Set the listing down again exactly, please, apart from its pictures.

═══ Raw data

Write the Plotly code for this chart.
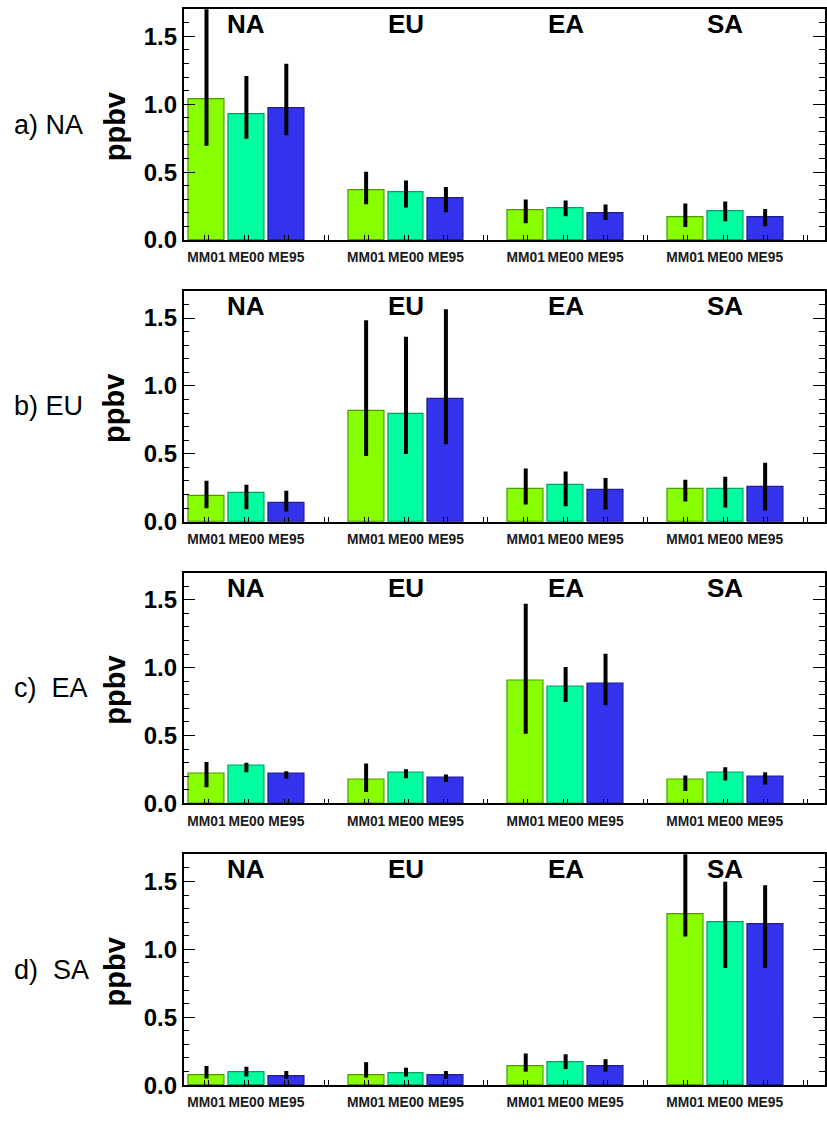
import plotly.graph_objects as go

models = ["MM01", "ME00", "ME95"]
regions = ["NA", "EU", "EA", "SA"]
panel_labels = ["a) NA", "b) EU", "c)\u00a0 EA", "d)\u00a0 SA"]
colors = ["#88ff00", "#00ff9f", "#3333ee"]
edge_colors = ["#4f9a00", "#00a064", "#1e1e8c"]

# mean values per receptor region (rows) for each model, one block per source panel
a_mean = [[1.039, 0.929, 0.973], [0.366, 0.354, 0.306], [0.218, 0.233, 0.201], [0.167, 0.209, 0.167]]
a_hi = [[1.80, 1.208, 1.298], [0.502, 0.439, 0.391], [0.298, 0.291, 0.262], [0.269, 0.284, 0.228]]
a_lo = [[0.694, 0.745, 0.771], [0.264, 0.240, 0.204], [0.124, 0.175, 0.148], [0.095, 0.138, 0.102]]

b_mean = [[0.192, 0.209, 0.136], [0.817, 0.797, 0.905], [0.238, 0.270, 0.231], [0.238, 0.240, 0.255]]
b_hi = [[0.301, 0.272, 0.228], [1.483, 1.362, 1.564], [0.391, 0.369, 0.321], [0.309, 0.331, 0.435]]
b_lo = [[0.099, 0.092, 0.075], [0.484, 0.498, 0.571], [0.126, 0.114, 0.090], [0.148, 0.104, 0.082]]

c_mean = [[0.222, 0.276, 0.218], [0.174, 0.225, 0.189], [0.908, 0.860, 0.882], [0.174, 0.225, 0.198]]
c_hi = [[0.305, 0.300, 0.237], [0.293, 0.251, 0.213], [1.470, 1.005, 1.102], [0.206, 0.266, 0.230]]
c_lo = [[0.118, 0.230, 0.184], [0.084, 0.186, 0.157], [0.513, 0.746, 0.722], [0.092, 0.169, 0.140]]

d_mean = [[0.073, 0.092, 0.068], [0.070, 0.084, 0.073], [0.140, 0.167, 0.138], [1.257, 1.199, 1.187]]
d_hi = [[0.140, 0.135, 0.104], [0.169, 0.128, 0.104], [0.233, 0.227, 0.191], [1.80, 1.497, 1.472]]
d_lo = [[0.048, 0.063, 0.046], [0.055, 0.063, 0.046], [0.099, 0.118, 0.099], [1.094, 0.862, 0.862]]

panels = [(a_mean, a_hi, a_lo), (b_mean, b_hi, b_lo), (c_mean, c_hi, c_lo), (d_mean, d_hi, d_lo)]

W, H = 827, 1123
tops = [9.3, 294.3, 579.3, 864.3]
ph = 233.5
x_left = 184

FONT = "Liberation Sans, Arial, Helvetica, sans-serif"

fig = go.Figure()
layout = dict(
    width=W, height=H, margin=dict(l=0, r=0, t=0, b=0),
    paper_bgcolor="white", plot_bgcolor="white", showlegend=False,
    bargap=0, barmode="overlay",
)
annotations = []

slots = list(range(16))
bar_pos = [4 * g + m for g in range(4) for m in range(3)]
bar_text = [models[m] for g in range(4) for m in range(3)]
minor_vals = [s + d for s in slots for d in (-0.05, 0.05)]

for p, (mean, hi, lo) in enumerate(panels):
    sfx = "" if p == 0 else str(p + 1)
    xa, ya = "x" + sfx, "y" + sfx
    for m in range(3):
        xs = [4 * g + m for g in range(4)]
        ys = [mean[g][m] for g in range(4)]
        up = [hi[g][m] - mean[g][m] for g in range(4)]
        dn = [mean[g][m] - lo[g][m] for g in range(4)]
        fig.add_trace(go.Bar(
            x=xs, y=ys, width=0.9, xaxis=xa, yaxis=ya,
            marker=dict(color=colors[m], line=dict(color=edge_colors[m], width=1.2)),
            error_y=dict(type="data", symmetric=False, array=up, arrayminus=dn,
                         color="black", thickness=4, width=0),
            name=models[m], cliponaxis=True,
        ))
    y1 = 1 - tops[p] / H
    y0 = 1 - (tops[p] + ph) / H
    layout["xaxis" + sfx] = dict(
        domain=[x_left / W, 1], anchor=ya, range=[-0.575, 15.5],
        showline=True, linecolor="black", linewidth=1.5, mirror=True,
        showgrid=False, zeroline=False,
        tickmode="array", tickvals=bar_pos, ticktext=bar_text, ticks="",
        tickangle=0,
        tickfont=dict(family=FONT, size=13.8, color="#1a1a1a", weight="bold"),
        ticklabelstandoff=4,
        minor=dict(tickmode="array", tickvals=minor_vals, ticks="inside",
                   ticklen=5, tickcolor="black", tickwidth=1, showgrid=False),
    )
    layout["yaxis" + sfx] = dict(
        domain=[y0, y1], anchor=xa, range=[0, 1.7],
        showline=True, linecolor="black", linewidth=1.5, mirror="ticks",
        showgrid=False, zeroline=False,
        tickmode="array", tickvals=[0, 0.5, 1.0, 1.5], tickformat=".1f",
        ticks="inside", ticklen=12, tickcolor="black", tickwidth=1,
        tickfont=dict(family=FONT, size=24, color="black", weight="bold"),
        minor=dict(dtick=0.1, ticks="inside", ticklen=6, tickcolor="black",
                   tickwidth=1, showgrid=False),
    )
    for g in range(4):
        annotations.append(dict(
            x=4 * g + 1, y=1, xref=xa, yref=ya + " domain", yanchor="top",
            yshift=2, text="<b>" + regions[g] + "</b>", showarrow=False,
            font=dict(family=FONT, size=26, color="black"),
        ))
    ymid = 1 - (tops[p] + ph / 2) / H
    annotations.append(dict(
        x=115 / W, y=ymid - 2 / H, xref="paper", yref="paper", textangle=-90,
        text="<b>ppbv</b>", showarrow=False, xanchor="center", yanchor="middle",
        font=dict(family=FONT, size=29, color="black"),
    ))
    annotations.append(dict(
        x=12 / W, y=ymid, xref="paper", yref="paper", xanchor="left",
        yanchor="middle", text=panel_labels[p], showarrow=False,
        font=dict(family=FONT, size=27, color="black"),
    ))

layout["annotations"] = annotations
fig.update_layout(**layout)
fig.write_html(
    "out.html",
    config={"displayModeBar": False},
    post_script="document.body.style.margin='0';document.body.style.overflow='hidden';",
)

══════

## [Solution to this exercise]
Write the Plotly code for this chart.
import plotly.graph_objects as go

models = ["MM01", "ME00", "ME95"]
regions = ["NA", "EU", "EA", "SA"]
panel_labels = ["a) NA", "b) EU", "c)\u00a0 EA", "d)\u00a0 SA"]
colors = ["#88ff00", "#00ff9f", "#3333ee"]
edge_colors = ["#4f9a00", "#00a064", "#1e1e8c"]

# mean values per receptor region (rows) for each model, one block per source panel
a_mean = [[1.039, 0.929, 0.973], [0.366, 0.354, 0.306], [0.218, 0.233, 0.201], [0.167, 0.209, 0.167]]
a_hi = [[1.80, 1.208, 1.298], [0.502, 0.439, 0.391], [0.298, 0.291, 0.262], [0.269, 0.284, 0.228]]
a_lo = [[0.694, 0.745, 0.771], [0.264, 0.240, 0.204], [0.124, 0.175, 0.148], [0.095, 0.138, 0.102]]

b_mean = [[0.192, 0.209, 0.136], [0.817, 0.797, 0.905], [0.238, 0.270, 0.231], [0.238, 0.240, 0.255]]
b_hi = [[0.301, 0.272, 0.228], [1.483, 1.362, 1.564], [0.391, 0.369, 0.321], [0.309, 0.331, 0.435]]
b_lo = [[0.099, 0.092, 0.075], [0.484, 0.498, 0.571], [0.126, 0.114, 0.090], [0.148, 0.104, 0.082]]

c_mean = [[0.222, 0.276, 0.218], [0.174, 0.225, 0.189], [0.908, 0.860, 0.882], [0.174, 0.225, 0.198]]
c_hi = [[0.305, 0.300, 0.237], [0.293, 0.251, 0.213], [1.470, 1.005, 1.102], [0.206, 0.266, 0.230]]
c_lo = [[0.118, 0.230, 0.184], [0.084, 0.186, 0.157], [0.513, 0.746, 0.722], [0.092, 0.169, 0.140]]

d_mean = [[0.073, 0.092, 0.068], [0.070, 0.084, 0.073], [0.140, 0.167, 0.138], [1.257, 1.199, 1.187]]
d_hi = [[0.140, 0.135, 0.104], [0.169, 0.128, 0.104], [0.233, 0.227, 0.191], [1.80, 1.497, 1.472]]
d_lo = [[0.048, 0.063, 0.046], [0.055, 0.063, 0.046], [0.099, 0.118, 0.099], [1.094, 0.862, 0.862]]

panels = [(a_mean, a_hi, a_lo), (b_mean, b_hi, b_lo), (c_mean, c_hi, c_lo), (d_mean, d_hi, d_lo)]

W, H = 827, 1123
tops = [9.3, 294.3, 579.3, 864.3]
ph = 233.5
x_left = 184

FONT = "Liberation Sans, Arial, Helvetica, sans-serif"

fig = go.Figure()
layout = dict(
    width=W, height=H, margin=dict(l=0, r=0, t=0, b=0),
    paper_bgcolor="white", plot_bgcolor="white", showlegend=False,
    bargap=0, barmode="overlay",
)
annotations = []

slots = list(range(16))
bar_pos = [4 * g + m for g in range(4) for m in range(3)]
bar_text = [models[m] for g in range(4) for m in range(3)]
minor_vals = [s + d for s in slots for d in (-0.05, 0.05)]

for p, (mean, hi, lo) in enumerate(panels):
    sfx = "" if p == 0 else str(p + 1)
    xa, ya = "x" + sfx, "y" + sfx
    for m in range(3):
        xs = [4 * g + m for g in range(4)]
        ys = [mean[g][m] for g in range(4)]
        up = [hi[g][m] - mean[g][m] for g in range(4)]
        dn = [mean[g][m] - lo[g][m] for g in range(4)]
        fig.add_trace(go.Bar(
            x=xs, y=ys, width=0.9, xaxis=xa, yaxis=ya,
            marker=dict(color=colors[m], line=dict(color=edge_colors[m], width=1.2)),
            error_y=dict(type="data", symmetric=False, array=up, arrayminus=dn,
                         color="black", thickness=4, width=0),
            name=models[m], cliponaxis=True,
        ))
    y1 = 1 - tops[p] / H
    y0 = 1 - (tops[p] + ph) / H
    layout["xaxis" + sfx] = dict(
        domain=[x_left / W, 1], anchor=ya, range=[-0.575, 15.5],
        showline=True, linecolor="black", linewidth=1.5, mirror=True,
        showgrid=False, zeroline=False,
        tickmode="array", tickvals=bar_pos, ticktext=bar_text, ticks="",
        tickangle=0,
        tickfont=dict(family=FONT, size=13.8, color="#1a1a1a", weight="bold"),
        ticklabelstandoff=4,
        minor=dict(tickmode="array", tickvals=minor_vals, ticks="inside",
                   ticklen=5, tickcolor="black", tickwidth=1, showgrid=False),
    )
    layout["yaxis" + sfx] = dict(
        domain=[y0, y1], anchor=xa, range=[0, 1.7],
        showline=True, linecolor="black", linewidth=1.5, mirror="ticks",
        showgrid=False, zeroline=False,
        tickmode="array", tickvals=[0, 0.5, 1.0, 1.5], tickformat=".1f",
        ticks="inside", ticklen=12, tickcolor="black", tickwidth=1,
        tickfont=dict(family=FONT, size=24, color="black", weight="bold"),
        minor=dict(dtick=0.1, ticks="inside", ticklen=6, tickcolor="black",
                   tickwidth=1, showgrid=False),
    )
    for g in range(4):
        annotations.append(dict(
            x=4 * g + 1, y=1, xref=xa, yref=ya + " domain", yanchor="top",
            yshift=2, text="<b>" + regions[g] + "</b>", showarrow=False,
            font=dict(family=FONT, size=26, color="black"),
        ))
    ymid = 1 - (tops[p] + ph / 2) / H
    annotations.append(dict(
        x=115 / W, y=ymid - 2 / H, xref="paper", yref="paper", textangle=-90,
        text="<b>ppbv</b>", showarrow=False, xanchor="center", yanchor="middle",
        font=dict(family=FONT, size=29, color="black"),
    ))
    annotations.append(dict(
        x=12 / W, y=ymid, xref="paper", yref="paper", xanchor="left",
        yanchor="middle", text=panel_labels[p], showarrow=False,
        font=dict(family=FONT, size=27, color="black"),
    ))

layout["annotations"] = annotations
fig.update_layout(**layout)
fig.write_html(
    "out.html",
    config={"displayModeBar": False},
    post_script="document.body.style.margin='0';document.body.style.overflow='hidden';",
)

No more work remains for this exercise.